Formula for $(i,j)$-th cofactor

Question

Let $A$ be an $n \times n$ matrix and denote by $M_{ji}$ the $(j,i)$-th cofactor of $A$, namely $(-1)^{i+j} \det A[ij]$, where $A[ij]$ is obtained from $A$ by deleting the $i$-th row and $j$-th column. Does it hold that $$M_{ji} = \sum_{\sigma \in S_n, \sigma(i) = j} \text{sgn}(\sigma) \, A_{1 \sigma(1)} \cdot \dots \cdot \hat{A}_{ij} \cdot \dots \cdot A_{n \sigma(n)},$$ where the hat means omit that factor? Of course $$M_{ji} = (-1)^{i+j} \sum_{\tau \in S_{n-1}} \text{sgn}(\tau) \, A_{1 \tau(1)} \cdot \dots \cdot A_{n-1, \tau(n-1)};$$ since each sum contains $(n-1)!$ terms, I tried to construct a correspondence between $\tau$ and $\sigma$ for which the associated summands coincide: $$\sigma(k) = \begin{cases} \tau(k) &\quad \text{if} \quad {k < i, \tau(k) < j}\\ \tau(k-1) &\quad \text{if} \quad {k \ge i+1, \tau(k-1) < j}\\ j &\quad \text{if} \quad {k =i} \\ \tau(k)+1 &\quad \text{if} \quad {k < i, \tau(k) \ge j} \\ \tau(k-1)+1 &\quad \text{if} \quad {k \ge i+1, \tau(k-1) \ge j}.\\ \end{cases}$$ However, determining $\text{sgn}(\sigma)$ in terms of $\tau$ is a nightmare, so I'm not quite there.
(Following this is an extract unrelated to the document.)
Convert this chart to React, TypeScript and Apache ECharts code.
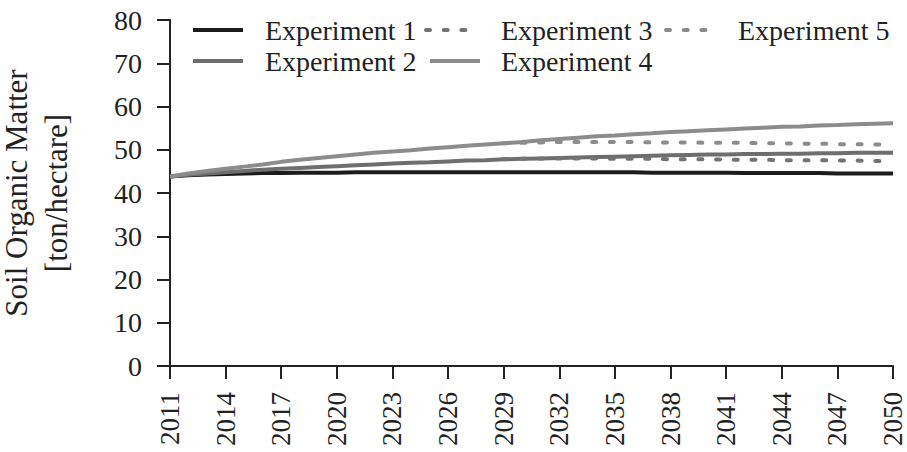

Thanks for any advice.

Answer 1

Hint:

You can define an index mapping function

$$M_n(m):=\begin{cases}m<n\to m\\m\ge n\to n+1\end{cases}$$ and write the formula for the determinant of the $n-1\times n-1$ matrix

$$B_{kl}:=A_{M_i(k)M_j(l)}.$$